'A bridge builder, not a wall builder': MLK's son blasts Pence for comparing Trump to his father
Monday marks Martin Luther King Day, celebrating the struggle and achievements of the legendary Southern minister who helped lead the Civil Rights Movement to achieve groundbreaking legislative and cultural victories. And even though President Donald Trump has no listed plans even to attend any event honoring the occasion, Vice President Mike Pence on Sunday thought it would be appropriate to compare Trump to Dr. King.
One person who is unhappy with the comparison: Dr. King's son.
"The vice president attempted to compare the president to Martin Luther King Jr. Martin Luther King Jr. was a bridge builder, not a wall builder,” said Martin Luther King III, according to The Atlantic staff writer Edward Isaac-Dovere. "Martin Luther King Jr. would say, 'Love, not hate, will make America great,'"

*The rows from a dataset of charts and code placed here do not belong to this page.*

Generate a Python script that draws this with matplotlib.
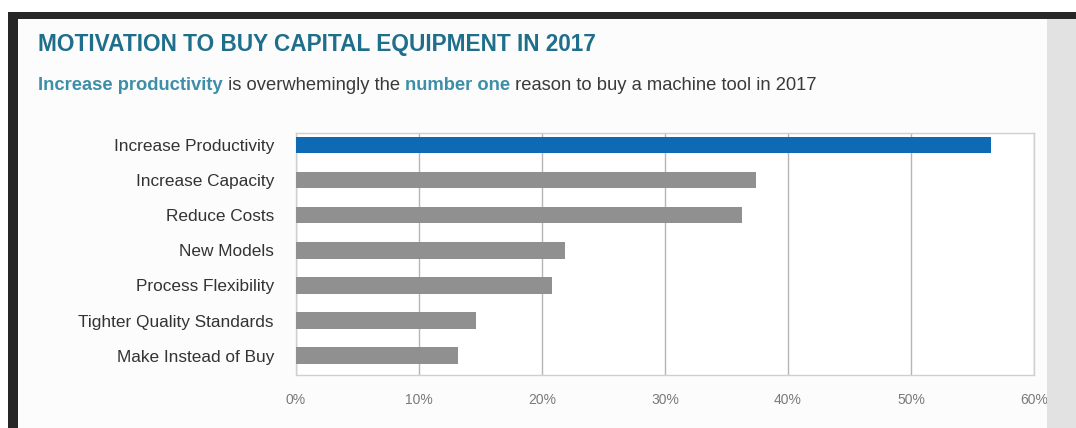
import matplotlib
matplotlib.use("Agg")
import matplotlib.pyplot as plt
from matplotlib.patches import Rectangle

categories = ["Increase Productivity", "Increase Capacity", "Reduce Costs",
              "New Models", "Process Flexibility", "Tighter Quality Standards",
              "Make Instead of Buy"]
values = [56.5, 37.4, 36.3, 21.9, 20.8, 14.6, 13.2]
xticks = [0, 10, 20, 30, 40, 50, 60]
xticklabels = ["0%", "10%", "20%", "30%", "40%", "50%", "60%"]

title = "MOTIVATION TO BUY CAPITAL EQUIPMENT IN 2017"
sub_parts = [("Increase productivity", "#3d8ea8"),
             (" is overwhemingly the ", "#3a3a3a"),
             ("number one", "#3d8ea8"),
             (" reason to buy a machine tool in 2017", "#3a3a3a")]

plt.rcParams['font.family'] = ['Liberation Sans', 'DejaVu Sans']

W, H = 1076, 428
fig = plt.figure(figsize=(W / 100, H / 100), dpi=100)
fig.patch.set_facecolor("#fcfcfc")

def px(x0, y0, w, h, color, z=0):
    fig.patches.append(Rectangle((x0 / W, 1 - (y0 + h) / H), w / W, h / H,
                                 transform=fig.transFigure, facecolor=color,
                                 edgecolor="none", zorder=z))

# frame decorations
px(0, 0, W, 12, "#ffffff")
px(0, 0, 8, H, "#ffffff")
px(8, 12, W - 8, 7, "#262626")
px(8, 12, 10, H - 12, "#262626")
px(1047, 19, W - 1047, H - 19, "#e2e2e2")

ax = fig.add_axes([296 / W, 53 / H, (1034 - 296) / W, (375 - 133) / H])
ax.set_facecolor("#ffffff")
colors = ["#0f6ab6"] + ["#909090"] * (len(values) - 1)
ypos = list(range(len(categories)))
ax.barh(ypos, values, height=0.47, color=colors, zorder=3)
ax.set_xlim(0, 60)
ax.set_ylim(6.55, -0.34)
ax.set_yticks(ypos)
ax.set_yticklabels(categories, fontsize=12.4, color="#333333")
ax.set_xticks(xticks)
ax.set_xticklabels(xticklabels, fontsize=10, color="#7a7a7a")
ax.tick_params(axis="both", length=0)
ax.tick_params(axis="y", pad=16)
ax.tick_params(axis="x", pad=13)
ax.grid(axis="x", color="#b5b5b5", linewidth=1, zorder=1)
for s in ax.spines.values():
    s.set_color("#cfcfcf")
    s.set_linewidth(1)

fig.text(38 / W, 1 - 45 / H, title, fontsize=16.3, fontweight="bold",
         color="#1f6f8c", va="center", ha="left")

# subtitle with coloured segments
renderer = fig.canvas.get_renderer()
x = 38 / W
for txt, col in sub_parts:
    t = fig.text(x, 1 - 86 / H, txt, fontsize=13.2, color=col, va="center",
                 ha="left", fontweight="bold" if col != "#3a3a3a" else "normal")
    bb = t.get_window_extent(renderer=renderer)
    x = bb.x1 / W

fig.savefig("out.png", dpi=100, facecolor=fig.get_facecolor())
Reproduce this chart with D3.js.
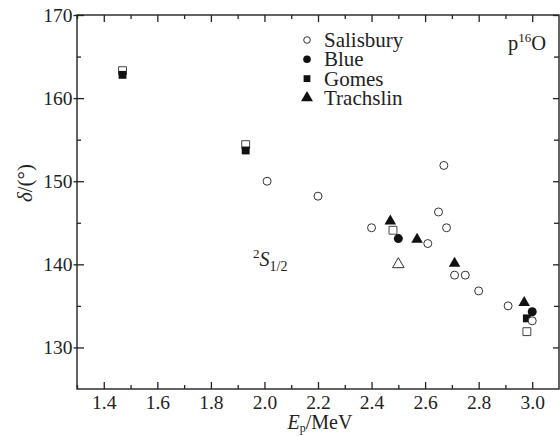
<!DOCTYPE html>
<html>
<head>
<meta charset="utf-8">
<script src="https://cdn.jsdelivr.net/npm/d3@7"></script>
<style>
html, body { margin: 0; padding: 0; background: #fff; }
svg { display: block; }
svg text { font-family: "Liberation Serif", "Times New Roman", Times, "DejaVu Serif", serif; }
</style>
</head>
<body>
<svg id="chart" width="560" height="436"></svg>
<script>
// Data (E_p in MeV, delta in degrees)
const salisburyE = [2.01, 2.20, 2.40, 2.61, 2.65, 2.67, 2.68, 2.71, 2.75, 2.80, 2.91, 3.00];
const salisburyD = [150.0, 148.2, 144.4, 142.5, 146.3, 151.9, 144.4, 138.7, 138.7, 136.8, 135.0, 133.2];
const blueE = [2.50, 3.00];
const blueD = [143.1, 134.3];
const gomesE = [1.47, 1.93, 2.98];
const gomesD = [162.8, 153.7, 133.5];
const gomesOpenE = [1.47, 1.93, 2.48, 2.98];
const gomesOpenD = [163.3, 154.4, 144.1, 131.9];
const trachslinE = [2.47, 2.57, 2.71, 2.97];
const trachslinD = [145.2, 143.0, 140.1, 135.4];
const trachslinOpenE = [2.50];
const trachslinOpenD = [140.0];
const legendLabels = ["Salisbury", "Blue", "Gomes", "Trachslin"];
const xTicks = [1.4, 1.6, 1.8, 2.0, 2.2, 2.4, 2.6, 2.8, 3.0];
const xMinor = [1.3, 1.5, 1.7, 1.9, 2.1, 2.3, 2.5, 2.7, 2.9];
const yTicks = [130, 140, 150, 160, 170];
const yMinor = [135, 145, 155, 165];

const FONT = '"Liberation Serif", "Times New Roman", Times, "DejaVu Serif", serif';
const svg = d3.select("#chart");
const L = 77, R = 559, T = 15, B = 389;
const x = d3.scaleLinear().domain([1.3, 3.1]).range([L, R]);
const y = d3.scaleLinear().domain([125, 170]).range([B, T]);
const ink = "#222";

// frame
svg.append("rect").attr("x", L).attr("y", T).attr("width", R - L).attr("height", B - T)
  .attr("fill", "none").attr("stroke", ink).attr("stroke-width", 1.4);

// bottom axis
const bottom = svg.append("g").attr("transform", `translate(0,${B})`)
  .call(d3.axisBottom(x).tickValues(xTicks).tickSize(-7).tickPadding(6).tickFormat(d3.format(".1f")));
bottom.attr("font-family", FONT).attr("font-size", 19.5);
bottom.select(".domain").remove();
bottom.selectAll(".tick line").attr("stroke", ink).attr("stroke-width", 1.3);
bottom.selectAll("text").attr("fill", ink);
svg.append("g").attr("transform", `translate(0,${B})`)
  .call(d3.axisBottom(x).tickValues(xMinor).tickSize(-4).tickFormat(""))
  .call(g => g.select(".domain").remove())
  .selectAll("line").attr("stroke", ink).attr("stroke-width", 1.3);

// top axis
svg.append("g").attr("transform", `translate(0,${T})`)
  .call(d3.axisTop(x).tickValues(xTicks).tickSize(-7).tickFormat(""))
  .call(g => g.select(".domain").remove())
  .selectAll("line").attr("stroke", ink).attr("stroke-width", 1.3);
svg.append("g").attr("transform", `translate(0,${T})`)
  .call(d3.axisTop(x).tickValues(xMinor).tickSize(-4).tickFormat(""))
  .call(g => g.select(".domain").remove())
  .selectAll("line").attr("stroke", ink).attr("stroke-width", 1.3);

// left axis
const left = svg.append("g").attr("transform", `translate(${L},0)`)
  .call(d3.axisLeft(y).tickValues(yTicks).tickSize(3.5).tickPadding(1.5));
left.attr("font-family", FONT).attr("font-size", 19.5);
left.select(".domain").remove();
left.selectAll(".tick line").attr("stroke", ink).attr("stroke-width", 1.3).attr("x1", -3.5).attr("x2", 7);
left.selectAll("text").attr("fill", ink).attr("x", -4.5);
svg.append("g").attr("transform", `translate(${L},0)`)
  .call(d3.axisLeft(y).tickValues(yMinor).tickSize(-4).tickFormat(""))
  .call(g => g.select(".domain").remove())
  .selectAll("line").attr("stroke", ink).attr("stroke-width", 1.3);

// right axis
svg.append("g").attr("transform", `translate(${R},0)`)
  .call(d3.axisRight(y).tickValues(yTicks).tickSize(-6).tickFormat(""))
  .call(g => g.select(".domain").remove())
  .selectAll("line").attr("stroke", ink).attr("stroke-width", 1.3);
svg.append("g").attr("transform", `translate(${R},0)`)
  .call(d3.axisRight(y).tickValues(yMinor).tickSize(-5).tickFormat(""))
  .call(g => g.select(".domain").remove())
  .selectAll("line").attr("stroke", ink).attr("stroke-width", 1.3);

// markers
const sq = d3.symbol().type(d3.symbolSquare).size(62);
const tri = d3.symbol().type(d3.symbolTriangle).size(58);
const zip = (a, b) => a.map((v, i) => [v, b[i]]);
const pts = svg.append("g");

pts.selectAll(".go").data(zip(gomesOpenE, gomesOpenD)).join("path")
  .attr("d", sq).attr("transform", d => `translate(${x(d[0])},${y(d[1])})`)
  .attr("fill", "#fff").attr("stroke", "#444").attr("stroke-width", 1);
pts.selectAll(".gf").data(zip(gomesE, gomesD)).join("path")
  .attr("d", sq).attr("transform", d => `translate(${x(d[0])},${y(d[1])})`)
  .attr("fill", "#111");
pts.selectAll(".tf").data(zip(trachslinE, trachslinD)).join("path")
  .attr("d", tri).attr("transform", d => `translate(${x(d[0])},${y(d[1])})`)
  .attr("fill", "#111");
pts.selectAll(".to").data(zip(trachslinOpenE, trachslinOpenD)).join("path")
  .attr("d", tri).attr("transform", d => `translate(${x(d[0])},${y(d[1])})`)
  .attr("fill", "#fff").attr("stroke", "#333").attr("stroke-width", 1);
pts.selectAll(".bf").data(zip(blueE, blueD)).join("circle")
  .attr("cx", d => x(d[0])).attr("cy", d => y(d[1])).attr("r", 4.5).attr("fill", "#111");
pts.selectAll(".so").data(zip(salisburyE, salisburyD)).join("circle")
  .attr("cx", d => x(d[0])).attr("cy", d => y(d[1])).attr("r", 4)
  .attr("fill", "#fff").attr("stroke", "#333").attr("stroke-width", 1);

// legend
const lg = svg.append("g");
const lx = 307, ly0 = 40, lstep = 19.3;
lg.append("circle").attr("cx", lx).attr("cy", ly0).attr("r", 3.3).attr("fill", "#fff").attr("stroke", "#333").attr("stroke-width", 1);
lg.append("circle").attr("cx", lx).attr("cy", ly0 + lstep).attr("r", 3.8).attr("fill", "#111");
lg.append("path").attr("d", d3.symbol().type(d3.symbolSquare).size(46)).attr("transform", `translate(${lx},${ly0 + 2 * lstep})`).attr("fill", "#111");
lg.append("path").attr("d", d3.symbol().type(d3.symbolTriangle).size(62)).attr("transform", `translate(${lx},${ly0 + 3 * lstep})`).attr("fill", "#111");
lg.selectAll("text").data(legendLabels).join("text")
  .attr("x", 324).attr("y", (d, i) => ly0 + i * lstep + 7)
  .attr("font-family", FONT).attr("font-size", 21).attr("fill", ink).text(d => d);

// p16O
const pt = svg.append("text").attr("x", 508).attr("y", 50).attr("font-family", FONT).attr("font-size", 20.5).attr("fill", ink);
pt.append("tspan").text("p");
pt.append("tspan").attr("font-size", 13).attr("dy", -8).text("16");
pt.append("tspan").attr("dy", 8).text("O");

// 2S1/2
const st = svg.append("text").attr("x", 253).attr("y", 266).attr("font-family", FONT).attr("font-size", 20).attr("fill", ink);
st.append("tspan").attr("font-size", 13).attr("dy", -8).text("2");
st.append("tspan").attr("dy", 8).attr("font-style", "italic").text("S");
st.append("tspan").attr("font-size", 14).attr("dy", 5).text("1/2");

// x label
const xl = svg.append("text").attr("x", 320).attr("y", 429).attr("text-anchor", "middle")
  .attr("font-family", FONT).attr("font-size", 20).attr("fill", ink);
xl.append("tspan").attr("font-style", "italic").text("E");
xl.append("tspan").attr("font-size", 12).attr("dy", 3).text("p");
xl.append("tspan").attr("dy", -3).text("/MeV");

// y label
const yl = svg.append("text").attr("transform", "translate(32,183) rotate(-90)")
  .attr("text-anchor", "middle").attr("font-family", FONT).attr("font-size", 21).attr("fill", ink);
yl.append("tspan").attr("font-style", "italic").text("δ");
yl.append("tspan").text("/(°)");
</script>
</body>
</html>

Pence made the comparison in an interview on CBS' "Face the Nation,", as an explanation for why Congress should accede to the president's demands for a border wall before he reopens the federal government. "You think of how he changed America. He inspired us to change through the legislative process, to become a more perfect union," he said. "That's exactly what President Trump is calling on Congress to do — come to the table in the spirit of good faith."
Dr. King's legacy is broadly misunderstood, and often deliberately contorted to serve a political agenda. He embarked on a campaign of nonviolent resistance, inspired by the tactics Gandhi used to liberate India from British occupiers. He encouraged those who care about civil rights not just to march for legislative progress, like the 1964 Civil Rights Act, but to peacefully reject the unwritten codes of white supremacy that at the time were used to discourage African-Americans from civic participation or even interacting with white people — and his supporters did, even when it led to them being beaten and thrown in jail. He also held a spiritual and economic agenda that would be considered radical even by today's standards, preaching against poverty, against war, and in favor of an egalitarian brand of Christian brotherhood.
In his day, he was broadly hated, because he questioned everything about the status quo of American society — this is evidenced by the number of sitting Republicans who voted against creating a holiday for him in the first place. And while his memory is beloved today, that is often because people project their own beliefs onto him. For instance, Dr. King's plea that African Americans be judged by "the content of their character" is often twisted to argue America should make all law and culture race-blind, even though that is absolutely not what he was saying we should do. Some have even claimed that Dr. King was a Republican, even though he was not a member of either party, thought both parties had flaws, and in particular wrote the GOP "geared its appeal and program to racism, reaction, and extremism."
Pence's attempt to imply that Trump's attacks on immigrants and his desire to hold federal workers hostage to build a wall has anything to do with Dr. King's legacy might be the most absurd use of his name yet.